-- start --

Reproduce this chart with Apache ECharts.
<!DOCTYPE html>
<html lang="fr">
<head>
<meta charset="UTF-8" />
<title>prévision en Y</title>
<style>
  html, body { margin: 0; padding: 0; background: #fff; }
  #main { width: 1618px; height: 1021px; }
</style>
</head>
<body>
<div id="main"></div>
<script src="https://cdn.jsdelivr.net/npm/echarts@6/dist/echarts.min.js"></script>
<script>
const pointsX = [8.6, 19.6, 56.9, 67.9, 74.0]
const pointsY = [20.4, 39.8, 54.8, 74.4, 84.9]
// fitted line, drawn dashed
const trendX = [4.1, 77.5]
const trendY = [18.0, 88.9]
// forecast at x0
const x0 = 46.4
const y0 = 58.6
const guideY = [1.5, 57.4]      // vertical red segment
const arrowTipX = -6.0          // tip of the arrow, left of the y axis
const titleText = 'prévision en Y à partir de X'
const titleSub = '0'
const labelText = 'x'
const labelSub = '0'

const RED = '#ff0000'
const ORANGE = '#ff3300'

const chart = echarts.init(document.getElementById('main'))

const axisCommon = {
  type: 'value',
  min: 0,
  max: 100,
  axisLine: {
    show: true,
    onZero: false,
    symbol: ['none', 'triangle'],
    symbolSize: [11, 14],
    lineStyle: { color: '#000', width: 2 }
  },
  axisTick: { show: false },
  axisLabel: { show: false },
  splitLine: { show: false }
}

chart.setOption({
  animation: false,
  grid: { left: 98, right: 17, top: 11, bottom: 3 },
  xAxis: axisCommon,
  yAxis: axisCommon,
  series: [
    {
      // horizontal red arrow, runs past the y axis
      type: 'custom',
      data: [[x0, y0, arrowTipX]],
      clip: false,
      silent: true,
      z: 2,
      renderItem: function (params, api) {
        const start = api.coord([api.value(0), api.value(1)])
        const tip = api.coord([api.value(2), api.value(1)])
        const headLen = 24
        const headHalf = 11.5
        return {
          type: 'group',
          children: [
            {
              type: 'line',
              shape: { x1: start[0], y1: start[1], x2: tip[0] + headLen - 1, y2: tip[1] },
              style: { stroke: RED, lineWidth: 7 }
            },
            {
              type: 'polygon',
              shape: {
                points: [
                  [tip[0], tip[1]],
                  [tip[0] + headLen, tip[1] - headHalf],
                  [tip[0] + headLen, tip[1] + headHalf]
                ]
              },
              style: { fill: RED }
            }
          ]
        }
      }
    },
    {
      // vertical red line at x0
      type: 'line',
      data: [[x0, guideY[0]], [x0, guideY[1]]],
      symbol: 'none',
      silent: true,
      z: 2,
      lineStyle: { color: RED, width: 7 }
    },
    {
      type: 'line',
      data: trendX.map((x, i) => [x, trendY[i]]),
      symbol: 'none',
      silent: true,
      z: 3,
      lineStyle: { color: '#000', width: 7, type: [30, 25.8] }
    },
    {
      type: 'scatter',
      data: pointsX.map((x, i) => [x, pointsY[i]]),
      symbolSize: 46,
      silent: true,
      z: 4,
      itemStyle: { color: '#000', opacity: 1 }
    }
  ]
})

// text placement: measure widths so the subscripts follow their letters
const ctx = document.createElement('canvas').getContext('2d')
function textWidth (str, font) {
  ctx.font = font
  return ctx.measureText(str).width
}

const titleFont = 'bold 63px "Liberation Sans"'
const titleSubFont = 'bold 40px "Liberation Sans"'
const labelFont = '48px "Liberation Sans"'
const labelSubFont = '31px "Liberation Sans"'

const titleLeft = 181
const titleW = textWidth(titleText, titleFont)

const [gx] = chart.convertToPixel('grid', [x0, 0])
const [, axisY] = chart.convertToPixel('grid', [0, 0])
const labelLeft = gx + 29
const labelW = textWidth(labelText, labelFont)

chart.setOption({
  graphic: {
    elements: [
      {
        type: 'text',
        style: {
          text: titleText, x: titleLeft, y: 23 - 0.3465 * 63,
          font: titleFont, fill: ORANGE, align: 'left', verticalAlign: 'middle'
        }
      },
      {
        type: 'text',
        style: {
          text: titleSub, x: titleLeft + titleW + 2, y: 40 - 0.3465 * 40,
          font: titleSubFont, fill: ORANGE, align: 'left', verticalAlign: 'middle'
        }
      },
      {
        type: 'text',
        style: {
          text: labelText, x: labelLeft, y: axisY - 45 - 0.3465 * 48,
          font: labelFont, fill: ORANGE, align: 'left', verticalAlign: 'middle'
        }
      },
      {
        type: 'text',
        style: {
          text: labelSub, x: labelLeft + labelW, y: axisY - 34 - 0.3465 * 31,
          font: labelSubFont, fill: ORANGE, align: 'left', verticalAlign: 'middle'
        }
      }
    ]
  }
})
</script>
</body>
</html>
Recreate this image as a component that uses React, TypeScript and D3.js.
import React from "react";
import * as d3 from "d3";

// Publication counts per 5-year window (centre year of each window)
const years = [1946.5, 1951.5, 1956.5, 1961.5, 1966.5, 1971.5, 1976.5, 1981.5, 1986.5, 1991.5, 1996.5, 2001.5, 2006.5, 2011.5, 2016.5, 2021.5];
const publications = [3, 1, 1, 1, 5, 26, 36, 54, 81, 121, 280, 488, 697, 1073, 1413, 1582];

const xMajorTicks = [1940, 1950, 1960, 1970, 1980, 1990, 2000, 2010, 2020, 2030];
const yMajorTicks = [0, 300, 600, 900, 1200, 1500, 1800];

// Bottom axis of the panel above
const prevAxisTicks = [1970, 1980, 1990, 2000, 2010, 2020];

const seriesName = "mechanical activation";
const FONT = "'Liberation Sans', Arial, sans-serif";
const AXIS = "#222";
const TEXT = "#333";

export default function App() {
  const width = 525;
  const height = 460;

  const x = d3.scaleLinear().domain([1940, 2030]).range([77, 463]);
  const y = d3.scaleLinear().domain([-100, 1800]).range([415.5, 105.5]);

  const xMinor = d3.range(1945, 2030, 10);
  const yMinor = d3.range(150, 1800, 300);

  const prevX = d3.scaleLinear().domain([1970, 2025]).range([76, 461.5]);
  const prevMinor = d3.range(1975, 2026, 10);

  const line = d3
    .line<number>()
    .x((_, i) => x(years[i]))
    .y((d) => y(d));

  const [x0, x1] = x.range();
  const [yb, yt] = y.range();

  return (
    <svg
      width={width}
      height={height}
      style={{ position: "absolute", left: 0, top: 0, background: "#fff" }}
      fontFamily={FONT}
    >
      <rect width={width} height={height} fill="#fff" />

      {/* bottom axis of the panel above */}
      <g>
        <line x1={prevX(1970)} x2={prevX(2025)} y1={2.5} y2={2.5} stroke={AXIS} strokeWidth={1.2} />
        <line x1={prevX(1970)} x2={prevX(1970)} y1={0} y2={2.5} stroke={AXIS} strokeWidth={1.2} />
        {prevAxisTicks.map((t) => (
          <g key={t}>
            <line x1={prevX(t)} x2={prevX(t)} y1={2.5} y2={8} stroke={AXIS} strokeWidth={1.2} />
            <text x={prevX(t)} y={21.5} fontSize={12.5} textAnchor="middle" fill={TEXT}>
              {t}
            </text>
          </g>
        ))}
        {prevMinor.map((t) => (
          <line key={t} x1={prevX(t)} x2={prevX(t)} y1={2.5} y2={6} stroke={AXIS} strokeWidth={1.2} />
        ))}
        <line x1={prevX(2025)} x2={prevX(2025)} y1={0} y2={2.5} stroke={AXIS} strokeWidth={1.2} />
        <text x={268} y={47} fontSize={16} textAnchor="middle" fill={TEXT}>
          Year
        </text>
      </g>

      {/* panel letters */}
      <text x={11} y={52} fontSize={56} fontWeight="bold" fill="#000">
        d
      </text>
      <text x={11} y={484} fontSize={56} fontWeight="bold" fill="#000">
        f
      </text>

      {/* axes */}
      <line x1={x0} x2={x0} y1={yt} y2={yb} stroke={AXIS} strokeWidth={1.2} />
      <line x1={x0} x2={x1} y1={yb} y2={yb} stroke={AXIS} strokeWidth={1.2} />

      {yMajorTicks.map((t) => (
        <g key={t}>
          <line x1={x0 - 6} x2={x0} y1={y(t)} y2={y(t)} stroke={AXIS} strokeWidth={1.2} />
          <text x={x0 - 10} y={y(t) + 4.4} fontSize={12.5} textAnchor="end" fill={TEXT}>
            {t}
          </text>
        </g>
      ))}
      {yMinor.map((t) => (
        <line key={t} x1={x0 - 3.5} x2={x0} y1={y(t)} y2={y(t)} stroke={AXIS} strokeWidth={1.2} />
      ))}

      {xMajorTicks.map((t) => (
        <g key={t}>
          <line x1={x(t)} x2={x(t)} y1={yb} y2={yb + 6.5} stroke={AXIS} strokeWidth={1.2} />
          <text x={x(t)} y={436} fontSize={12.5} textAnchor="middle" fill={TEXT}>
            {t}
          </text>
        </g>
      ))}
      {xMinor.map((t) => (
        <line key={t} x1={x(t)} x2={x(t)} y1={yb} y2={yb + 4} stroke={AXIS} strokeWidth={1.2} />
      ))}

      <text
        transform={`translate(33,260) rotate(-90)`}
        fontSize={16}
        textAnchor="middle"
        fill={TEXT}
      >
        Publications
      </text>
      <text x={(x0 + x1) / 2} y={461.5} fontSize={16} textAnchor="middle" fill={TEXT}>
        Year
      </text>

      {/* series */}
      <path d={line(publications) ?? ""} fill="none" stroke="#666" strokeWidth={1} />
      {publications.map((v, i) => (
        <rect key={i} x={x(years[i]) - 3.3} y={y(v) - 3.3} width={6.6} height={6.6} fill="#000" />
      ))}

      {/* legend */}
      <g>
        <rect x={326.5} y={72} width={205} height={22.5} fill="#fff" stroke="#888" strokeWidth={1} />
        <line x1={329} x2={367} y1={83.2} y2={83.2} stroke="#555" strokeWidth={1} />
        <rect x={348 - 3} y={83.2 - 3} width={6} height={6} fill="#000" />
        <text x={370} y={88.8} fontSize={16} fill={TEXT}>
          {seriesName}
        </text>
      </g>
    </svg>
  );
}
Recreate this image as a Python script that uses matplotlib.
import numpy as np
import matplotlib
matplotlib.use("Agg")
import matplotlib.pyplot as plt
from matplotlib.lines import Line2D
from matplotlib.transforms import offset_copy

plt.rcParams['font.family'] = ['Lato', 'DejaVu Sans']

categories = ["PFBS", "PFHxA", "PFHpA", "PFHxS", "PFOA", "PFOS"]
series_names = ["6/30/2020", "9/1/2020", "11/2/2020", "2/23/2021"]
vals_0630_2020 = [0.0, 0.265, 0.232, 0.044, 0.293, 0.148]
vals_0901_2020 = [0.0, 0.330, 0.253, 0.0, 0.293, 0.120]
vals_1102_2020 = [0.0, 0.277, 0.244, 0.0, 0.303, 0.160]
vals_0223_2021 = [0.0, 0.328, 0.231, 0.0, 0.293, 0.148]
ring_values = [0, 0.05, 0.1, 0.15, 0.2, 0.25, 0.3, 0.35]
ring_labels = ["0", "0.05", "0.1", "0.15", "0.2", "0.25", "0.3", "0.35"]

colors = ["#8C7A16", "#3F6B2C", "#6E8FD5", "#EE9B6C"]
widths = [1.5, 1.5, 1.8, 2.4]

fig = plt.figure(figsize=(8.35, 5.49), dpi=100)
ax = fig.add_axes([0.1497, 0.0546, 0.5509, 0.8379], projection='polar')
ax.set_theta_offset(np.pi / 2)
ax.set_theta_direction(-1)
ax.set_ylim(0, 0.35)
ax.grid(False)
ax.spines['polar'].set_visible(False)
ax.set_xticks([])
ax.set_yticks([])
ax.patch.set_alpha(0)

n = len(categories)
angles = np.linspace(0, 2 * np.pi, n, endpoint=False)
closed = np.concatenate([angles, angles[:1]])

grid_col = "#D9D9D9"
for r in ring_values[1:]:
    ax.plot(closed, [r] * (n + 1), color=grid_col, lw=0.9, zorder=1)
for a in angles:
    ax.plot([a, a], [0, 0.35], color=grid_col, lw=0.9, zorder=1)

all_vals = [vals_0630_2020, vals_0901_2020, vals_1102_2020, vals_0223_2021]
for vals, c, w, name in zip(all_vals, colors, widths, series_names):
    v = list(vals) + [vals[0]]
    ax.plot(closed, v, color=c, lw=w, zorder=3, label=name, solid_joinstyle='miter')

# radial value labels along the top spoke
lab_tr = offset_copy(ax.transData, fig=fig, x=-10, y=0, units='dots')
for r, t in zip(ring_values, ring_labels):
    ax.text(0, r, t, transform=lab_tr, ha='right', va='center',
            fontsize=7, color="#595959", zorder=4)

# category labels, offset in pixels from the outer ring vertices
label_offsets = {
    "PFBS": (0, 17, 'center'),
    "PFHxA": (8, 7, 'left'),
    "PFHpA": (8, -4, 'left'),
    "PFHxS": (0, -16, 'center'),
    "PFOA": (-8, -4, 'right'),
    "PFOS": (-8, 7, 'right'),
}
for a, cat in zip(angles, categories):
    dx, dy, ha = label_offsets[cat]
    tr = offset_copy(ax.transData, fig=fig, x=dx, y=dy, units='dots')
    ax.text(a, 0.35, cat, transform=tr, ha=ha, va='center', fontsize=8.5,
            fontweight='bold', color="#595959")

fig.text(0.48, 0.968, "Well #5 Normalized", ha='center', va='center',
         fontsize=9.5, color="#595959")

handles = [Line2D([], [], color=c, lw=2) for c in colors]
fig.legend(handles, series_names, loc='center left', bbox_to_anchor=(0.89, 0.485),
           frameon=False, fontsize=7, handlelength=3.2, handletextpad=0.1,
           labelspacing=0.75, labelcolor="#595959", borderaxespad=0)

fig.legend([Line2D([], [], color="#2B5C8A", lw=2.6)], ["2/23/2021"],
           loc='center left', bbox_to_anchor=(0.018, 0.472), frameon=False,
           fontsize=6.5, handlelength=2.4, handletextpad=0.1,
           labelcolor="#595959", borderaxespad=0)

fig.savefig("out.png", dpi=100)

-- end --

Return the opening line of the data and every line after it through the line containing "const ORANGE = '#ff3300'", please, exactly as written and with nothing added.

Reproduce this chart with Apache ECharts.
<!DOCTYPE html>
<html lang="fr">
<head>
<meta charset="UTF-8" />
<title>prévision en Y</title>
<style>
  html, body { margin: 0; padding: 0; background: #fff; }
  #main { width: 1618px; height: 1021px; }
</style>
</head>
<body>
<div id="main"></div>
<script src="https://cdn.jsdelivr.net/npm/echarts@6/dist/echarts.min.js"></script>
<script>
const pointsX = [8.6, 19.6, 56.9, 67.9, 74.0]
const pointsY = [20.4, 39.8, 54.8, 74.4, 84.9]
// fitted line, drawn dashed
const trendX = [4.1, 77.5]
const trendY = [18.0, 88.9]
// forecast at x0
const x0 = 46.4
const y0 = 58.6
const guideY = [1.5, 57.4]      // vertical red segment
const arrowTipX = -6.0          // tip of the arrow, left of the y axis
const titleText = 'prévision en Y à partir de X'
const titleSub = '0'
const labelText = 'x'
const labelSub = '0'

const RED = '#ff0000'
const ORANGE = '#ff3300'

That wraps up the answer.